■ **TO DO**: How many lines in the listing below include the word "HTML"? Answer with the number and nothing else.

■ **GIVEN DATA**:

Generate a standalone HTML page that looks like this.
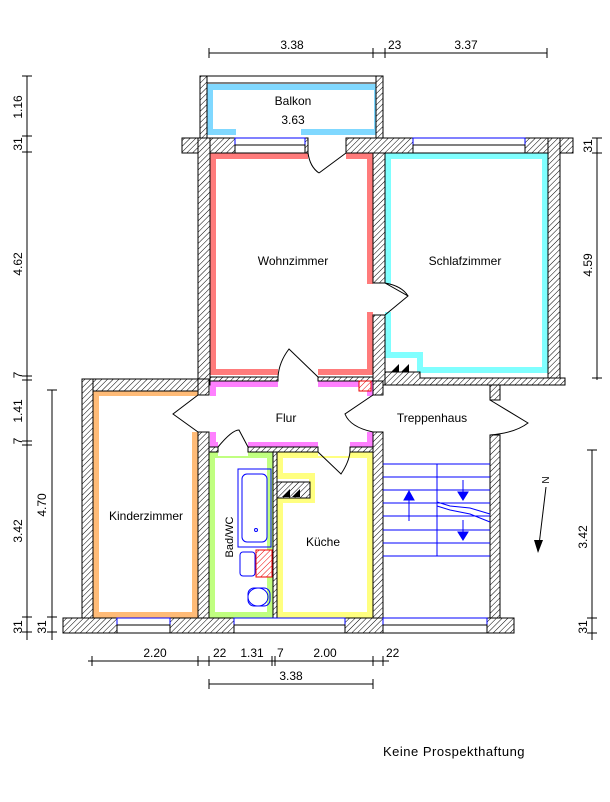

--

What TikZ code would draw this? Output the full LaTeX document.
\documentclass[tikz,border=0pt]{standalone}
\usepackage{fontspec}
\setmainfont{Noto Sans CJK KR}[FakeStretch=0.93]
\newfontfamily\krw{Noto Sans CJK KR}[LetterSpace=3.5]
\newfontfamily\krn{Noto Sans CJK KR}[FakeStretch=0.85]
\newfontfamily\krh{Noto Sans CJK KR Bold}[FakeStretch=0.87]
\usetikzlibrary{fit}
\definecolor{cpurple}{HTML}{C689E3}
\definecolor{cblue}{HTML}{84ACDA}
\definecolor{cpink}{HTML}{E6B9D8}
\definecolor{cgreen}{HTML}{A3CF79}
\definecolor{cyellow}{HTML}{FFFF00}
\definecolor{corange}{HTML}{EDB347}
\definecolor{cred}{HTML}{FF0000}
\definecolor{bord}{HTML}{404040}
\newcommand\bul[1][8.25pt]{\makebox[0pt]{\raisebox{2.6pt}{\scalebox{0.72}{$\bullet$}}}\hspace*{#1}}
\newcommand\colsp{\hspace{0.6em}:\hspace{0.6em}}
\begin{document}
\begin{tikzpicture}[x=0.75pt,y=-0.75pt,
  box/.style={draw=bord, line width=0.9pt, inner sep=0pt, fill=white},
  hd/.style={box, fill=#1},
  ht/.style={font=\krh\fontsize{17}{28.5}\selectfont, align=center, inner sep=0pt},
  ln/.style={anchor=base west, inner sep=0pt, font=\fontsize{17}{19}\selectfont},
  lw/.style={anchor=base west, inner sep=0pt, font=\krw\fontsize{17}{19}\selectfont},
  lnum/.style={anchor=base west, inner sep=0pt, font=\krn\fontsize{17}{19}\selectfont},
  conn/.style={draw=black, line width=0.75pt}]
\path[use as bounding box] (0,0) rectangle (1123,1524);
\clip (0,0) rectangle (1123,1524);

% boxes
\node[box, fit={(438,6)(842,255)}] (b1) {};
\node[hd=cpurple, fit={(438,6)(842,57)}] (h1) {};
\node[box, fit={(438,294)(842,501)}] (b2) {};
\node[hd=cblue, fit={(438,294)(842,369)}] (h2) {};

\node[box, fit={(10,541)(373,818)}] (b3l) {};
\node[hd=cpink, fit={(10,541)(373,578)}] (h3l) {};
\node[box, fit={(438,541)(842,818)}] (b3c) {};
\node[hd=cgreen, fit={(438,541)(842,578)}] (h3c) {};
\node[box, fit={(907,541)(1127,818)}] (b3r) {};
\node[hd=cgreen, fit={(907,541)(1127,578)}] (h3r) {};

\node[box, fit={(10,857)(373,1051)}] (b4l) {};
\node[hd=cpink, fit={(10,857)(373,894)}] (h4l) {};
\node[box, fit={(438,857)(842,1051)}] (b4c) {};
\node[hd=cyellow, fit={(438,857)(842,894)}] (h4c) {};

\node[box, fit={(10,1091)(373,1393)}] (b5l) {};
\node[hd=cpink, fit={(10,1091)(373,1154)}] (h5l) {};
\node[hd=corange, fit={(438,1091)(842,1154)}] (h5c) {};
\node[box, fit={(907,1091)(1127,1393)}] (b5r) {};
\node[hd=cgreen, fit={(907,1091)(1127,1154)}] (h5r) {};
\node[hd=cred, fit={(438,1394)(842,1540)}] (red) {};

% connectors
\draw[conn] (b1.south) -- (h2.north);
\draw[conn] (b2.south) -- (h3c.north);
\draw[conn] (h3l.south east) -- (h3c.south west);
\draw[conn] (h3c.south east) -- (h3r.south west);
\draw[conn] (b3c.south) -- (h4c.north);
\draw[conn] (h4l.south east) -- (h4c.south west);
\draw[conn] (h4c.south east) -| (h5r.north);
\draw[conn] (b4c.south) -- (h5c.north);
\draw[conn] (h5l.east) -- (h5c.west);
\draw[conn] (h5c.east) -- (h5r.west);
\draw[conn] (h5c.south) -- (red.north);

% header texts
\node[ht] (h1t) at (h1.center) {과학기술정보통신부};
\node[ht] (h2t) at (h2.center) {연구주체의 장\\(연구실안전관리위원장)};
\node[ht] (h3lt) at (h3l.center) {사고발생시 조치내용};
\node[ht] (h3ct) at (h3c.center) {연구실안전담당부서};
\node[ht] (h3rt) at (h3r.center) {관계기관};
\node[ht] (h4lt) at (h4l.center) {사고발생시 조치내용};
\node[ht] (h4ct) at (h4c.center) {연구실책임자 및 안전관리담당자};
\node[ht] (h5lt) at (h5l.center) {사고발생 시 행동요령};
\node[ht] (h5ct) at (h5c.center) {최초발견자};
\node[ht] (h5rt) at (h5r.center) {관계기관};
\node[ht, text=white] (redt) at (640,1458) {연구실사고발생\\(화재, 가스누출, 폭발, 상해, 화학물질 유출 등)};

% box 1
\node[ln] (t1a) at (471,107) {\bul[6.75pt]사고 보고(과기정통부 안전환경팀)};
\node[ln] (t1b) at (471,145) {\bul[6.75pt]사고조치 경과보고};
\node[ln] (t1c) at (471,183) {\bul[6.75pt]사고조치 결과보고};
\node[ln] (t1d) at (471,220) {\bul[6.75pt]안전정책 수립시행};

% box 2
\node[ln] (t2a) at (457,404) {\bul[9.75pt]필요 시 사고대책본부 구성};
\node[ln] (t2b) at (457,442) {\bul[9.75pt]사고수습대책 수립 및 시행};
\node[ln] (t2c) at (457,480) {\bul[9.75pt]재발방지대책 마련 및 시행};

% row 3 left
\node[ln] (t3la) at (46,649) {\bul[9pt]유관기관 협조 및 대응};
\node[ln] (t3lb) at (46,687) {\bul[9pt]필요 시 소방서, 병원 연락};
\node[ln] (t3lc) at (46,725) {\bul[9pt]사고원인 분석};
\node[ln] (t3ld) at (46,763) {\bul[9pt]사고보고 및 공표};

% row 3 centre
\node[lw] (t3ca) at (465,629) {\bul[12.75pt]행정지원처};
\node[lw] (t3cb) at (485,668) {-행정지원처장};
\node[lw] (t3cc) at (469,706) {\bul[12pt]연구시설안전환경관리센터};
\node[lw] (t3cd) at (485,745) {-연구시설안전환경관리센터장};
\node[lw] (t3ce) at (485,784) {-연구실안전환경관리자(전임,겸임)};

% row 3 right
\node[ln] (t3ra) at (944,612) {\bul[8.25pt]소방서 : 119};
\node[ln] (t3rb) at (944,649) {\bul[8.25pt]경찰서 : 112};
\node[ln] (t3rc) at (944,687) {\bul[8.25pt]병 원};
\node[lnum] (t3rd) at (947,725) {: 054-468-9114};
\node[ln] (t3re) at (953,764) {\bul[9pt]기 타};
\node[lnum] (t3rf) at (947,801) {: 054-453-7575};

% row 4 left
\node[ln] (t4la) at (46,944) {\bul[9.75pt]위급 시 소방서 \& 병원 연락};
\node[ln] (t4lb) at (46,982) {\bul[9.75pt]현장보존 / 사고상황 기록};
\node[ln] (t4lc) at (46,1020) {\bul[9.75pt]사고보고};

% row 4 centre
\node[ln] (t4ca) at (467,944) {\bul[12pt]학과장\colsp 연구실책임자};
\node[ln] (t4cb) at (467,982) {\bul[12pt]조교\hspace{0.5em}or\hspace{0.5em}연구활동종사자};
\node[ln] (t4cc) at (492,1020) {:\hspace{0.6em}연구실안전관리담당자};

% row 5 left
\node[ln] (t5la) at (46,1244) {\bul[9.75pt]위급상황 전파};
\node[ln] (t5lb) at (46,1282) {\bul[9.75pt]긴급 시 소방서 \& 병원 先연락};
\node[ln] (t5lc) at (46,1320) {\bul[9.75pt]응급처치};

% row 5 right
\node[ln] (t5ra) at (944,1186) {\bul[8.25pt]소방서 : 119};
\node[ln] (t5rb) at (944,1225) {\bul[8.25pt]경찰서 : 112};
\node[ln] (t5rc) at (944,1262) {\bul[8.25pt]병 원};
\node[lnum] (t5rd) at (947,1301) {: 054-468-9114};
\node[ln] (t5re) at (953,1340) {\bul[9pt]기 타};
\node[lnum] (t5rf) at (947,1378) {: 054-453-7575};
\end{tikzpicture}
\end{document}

■ **EXPECTED OUTPUT**: 9